Bijstandsverlening onder verband van een krediethypotheek is alleen aan de orde als de woning eigendom is van én bewoond wordt door belanghebbende. Een complicerende factor doet zich voor als belanghebbende, samen met de echtgenoot, eigenaar is van de woning en in een echtscheiding raakt. De echtelijke boedel zal verdeeld moeten worden, maar wie de woning krijgt toebedeeld en wie in de woning gaat / blijft wonen is meestal niet direct duidelijk. Enkele fasen zijn te onderscheiden:
De vermogenspositie van belanghebbende is bij aanvang vaak nog niet duidelijk. Zowel de waarde van de echtelijke woning als de omvang van het overige vermogen is nog niet bekend. Mocht de situatie wel duidelijk zijn en er is verder geen vermogen, dan kan verder onderzoek achterwege blijven.
In alle andere gevallen is het aan te raden de bijstand voor levensonderhoud als lening toe te kennen. Wanneer dit niet gebeurt en achteraf blijkt dat er sprake is van overwaarde / oververmogen, dan moet de bijstand alsnog worden teruggevorderd en / of als lening worden verstrekt. Het met terugwerkende kracht benadelen van belanghebbende is in strijd met de rechtszekerheid. Het invorderen van een als lening verstrekte uitkering is eenvoudiger dan het terugvorderen van bijstand die om niet is verleend, omdat naderhand alsnog over middelen kan worden beschikt (art. 58 Participatiewet). In het geval dat belanghebbende in de woning blijft wonen, is de als lening verstrekte bijstand gebaseerd op de artikelen 48 en 50 Participatiewet.
De krediethoogte wordt nader vastgesteld. Belanghebbende dient zowel een boedelscheidingsverklaring als een verklaring tot medewerking van onderzoek naar en vestiging van een krediethypotheek te ondertekenen. Indien belanghebbende de echtelijke woning heeft verlaten is er, totdat hij eventueel terugkeert in de woning, geen sprake van een mogelijke vestiging van een krediethypotheek. In dat geval moet belanghebbende alleen een boedelscheidingsverklaring ondertekenen.
Op dit moment is sprake van een ontbonden huwelijksgemeenschap, maar heeft de boedelscheiding nog niet plaats gevonden. Indien nodig dient belanghebbende de verplichting opgelegd te krijgen om binnen een redelijke termijn tot boedelscheiding te komen.
In deze fase is pas duidelijk wie eigenaar is van de woning en of de boedelscheiding volgens wettelijke maatstaven heeft plaatsgevonden. Nu kan ook pas definitief beoordeeld worden of er sprake is van overwaarde / oververmogen en of b.v.:
- de tot nu toe verleende bijstand moet worden ingevorderd;
- een krediethypotheek moet worden gevestigd;
- de als lening verstrekte bijstand moet worden omgezet in bijstand om niet.

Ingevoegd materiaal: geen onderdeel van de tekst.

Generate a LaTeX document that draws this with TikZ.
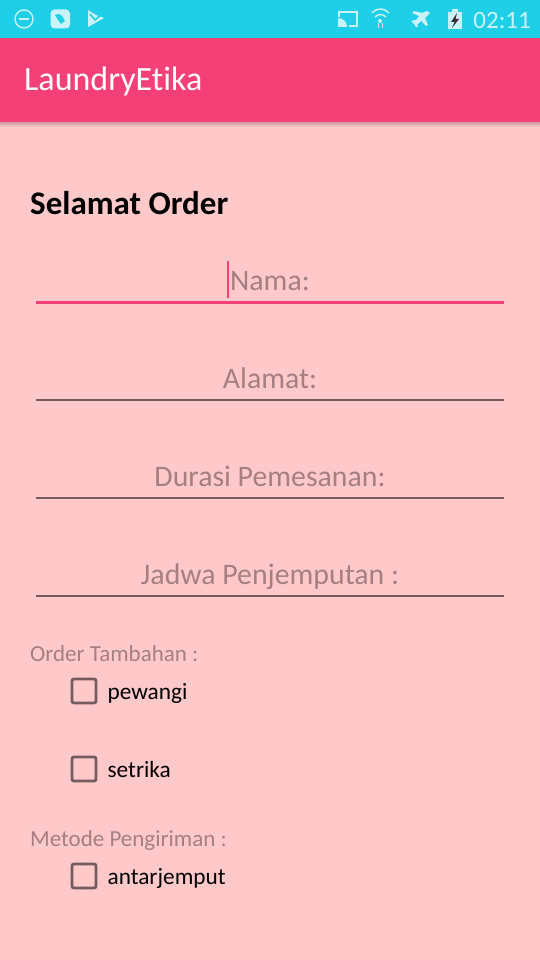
\documentclass[tikz,border=0pt]{standalone}
\usepackage{fontspec}
\setmainfont[Ligatures=NoCommon]{Carlito}
\usetikzlibrary{positioning}
\definecolor{bgpink}{HTML}{FFC9C9}
\definecolor{barcyan}{HTML}{1FCFE8}
\definecolor{barpink}{HTML}{F43F77}
\definecolor{hintgrey}{HTML}{A67F82}
\definecolor{linegrey}{HTML}{755C5E}
\definecolor{iconwhite}{HTML}{C8F3FA}
\tikzstyle{title} = [anchor=west, inner sep=0pt, text=white, font=\fontsize{34}{34}\selectfont]
\tikzstyle{heading} = [anchor=west, inner sep=0pt, text=black, font=\bfseries\fontsize{33}{33}\selectfont]
\tikzstyle{field} = [minimum width=468pt, minimum height=40pt, inner sep=0pt, text height=22pt, text depth=6pt, text=hintgrey, font=\fontsize{29.8}{29.8}\selectfont]
\tikzstyle{caption} = [anchor=west, inner sep=0pt, text height=15pt, text depth=1pt, text=hintgrey, font=\fontsize{23}{23}\selectfont]
\tikzstyle{tick} = [rectangle, rounded corners=2pt, minimum size=24pt, inner sep=0pt, draw=linegrey, line width=2.8pt]
\tikzstyle{choice} = [right=10pt of #1, inner sep=0pt, text height=18pt, text depth=1pt, text=black, font=\fontsize{23.3}{23.3}\selectfont]
\tikzstyle{underline} = [draw=linegrey, line width=1.5pt]
\begin{document}
\begin{tikzpicture}[x=1pt, y=-1pt, node distance=98pt]

\fill[bgpink] (0,0) rectangle (540,960);
\useasboundingbox (0,0) rectangle (540,960);
\fill[barcyan] (0,0) rectangle (540,38);
\shade[top color=black!22!bgpink, bottom color=bgpink] (0,122) rectangle (540,127);
\fill[barpink] (0,38) rectangle (540,122);

% status bar icons
\draw[iconwhite, line width=1.4pt] (24,19) circle (9);
\draw[iconwhite, line width=1.6pt] (19,19) -- (29,19);
\fill[iconwhite, rounded corners=4pt] (50.5,9.5) rectangle (70,28.5);
\fill[barcyan] (55,15) -- (59,14) -- (62,16) -- (65,21) -- (61,24) -- (58,20) -- cycle;
\fill[iconwhite] (88,10) -- (96,15) -- (104,18) -- (90,26) -- (88,27) -- cycle;
\draw[barcyan, line width=1.6pt] (90,14) -- (95,20) -- (102,14);
\draw[iconwhite, line width=1.6pt] (339,17) -- (339,12) -- (357,12) -- (357,26) -- (349,26);
\fill[iconwhite] (338,18) -- (338,27) -- (347,27) .. controls (347,22) and (343,18) .. (338,18) -- cycle;
\draw[iconwhite, line width=1.5pt] (372,13) arc (220:320:11);
\draw[iconwhite, line width=1.5pt] (375,17) arc (220:320:7);
\fill[iconwhite] (380,21) circle (2);
\draw[iconwhite, line width=1pt] (378,23) -- (378,28) (382,23) -- (382,28);
\fill[iconwhite] (427,11) -- (430,13) -- (425,18) -- (428,25) -- (426,26) -- (421,21) -- (417,25) -- (418,27) -- (416,27) -- (413,23) -- (411,21) -- (416,20) -- (419,16) -- (412,13) -- (414,11) -- (422,13) -- cycle;
\fill[iconwhite] (448,12) rectangle (462,29);
\fill[iconwhite] (452,9.5) rectangle (458,12);
\fill[black!80] (457,13) -- (451,22) -- (454.5,22) -- (452,28) -- (459,19) -- (455.5,19) -- cycle;
\node (clock) [anchor=east, inner sep=0pt, text=iconwhite, font=\fontsize{25}{25}\selectfont] at (531,20) {02:11};

% toolbar and heading
\node (appname) [title] at (24,81.5) {LaundryEtika};
\node (greeting) [heading] at (30,203) {Selamat Order};

% input fields
\node (nama) [field] at (270,282) {Nama:\hspace{7pt}};
\node (alamat) [field, below of=nama] {Alamat:};
\node (durasi) [field, below of=alamat] {Durasi Pemesanan:};
\node (jadwal) [field, below of=durasi] {Jadwa Penjemputan :};

\draw[barpink, line width=2.8pt] (nama.south west) -- (nama.south east);
\draw[underline] (alamat.south west) -- (alamat.south east);
\draw[underline] (durasi.south west) -- (durasi.south east);
\draw[underline] (jadwal.south west) -- (jadwal.south east);
\draw[barpink, line width=1.6pt] (228,261) -- (228,298);

% check boxes
\node (tambahan) [caption] at (30,654) {Order Tambahan :};
\node (boxwangi) [tick] at (84,691) {};
\node (pewangi) [choice=boxwangi] {pewangi};
\node (boxsetrika) [tick, below of=boxwangi, node distance=78pt] {};
\node (setrika) [choice=boxsetrika] {setrika};
\node (metode) [caption] at (30,839) {Metode Pengiriman :};
\node (boxjemput) [tick] at (84,876) {};
\node (antarjemput) [choice=boxjemput] {antarjemput};

\end{tikzpicture}
\end{document}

Artikel 9. Herleving krediethypotheek / akte van pandrecht
Het herlevingsartikel dient ter bescherming van belanghebbende. Het is niet wenselijk dat een eigenaar van een eigen huis, woonschip of woonwagen bij iedere mislukte poging om uit de bijstand te blijven opnieuw geconfronteerd wordt met een nieuwe vestiging van hypotheek of akte van pandrecht. Pas na een periode van twee jaar vrij van bijstand onder vestiging van een krediethypotheek dan wel akte van pandrecht, kan gesproken worden van een nieuwe situatie.
Indien bijstand werd verleend in de vorm van een krediethypotheek en binnen twee jaar wordt opnieuw bijstand aangevraagd, dan wordt deze nieuwe aanvraag verleend met toepassing van de laatst gevestigde hypotheek of akte pandrecht.
Door het verstrekken van de jaarlijkse saldo-informatie blijft de belanghebbende op de hoogte van zijn financiële situatie en kan hij tijdig reageren op de juistheid van bij- en afschrijvingen.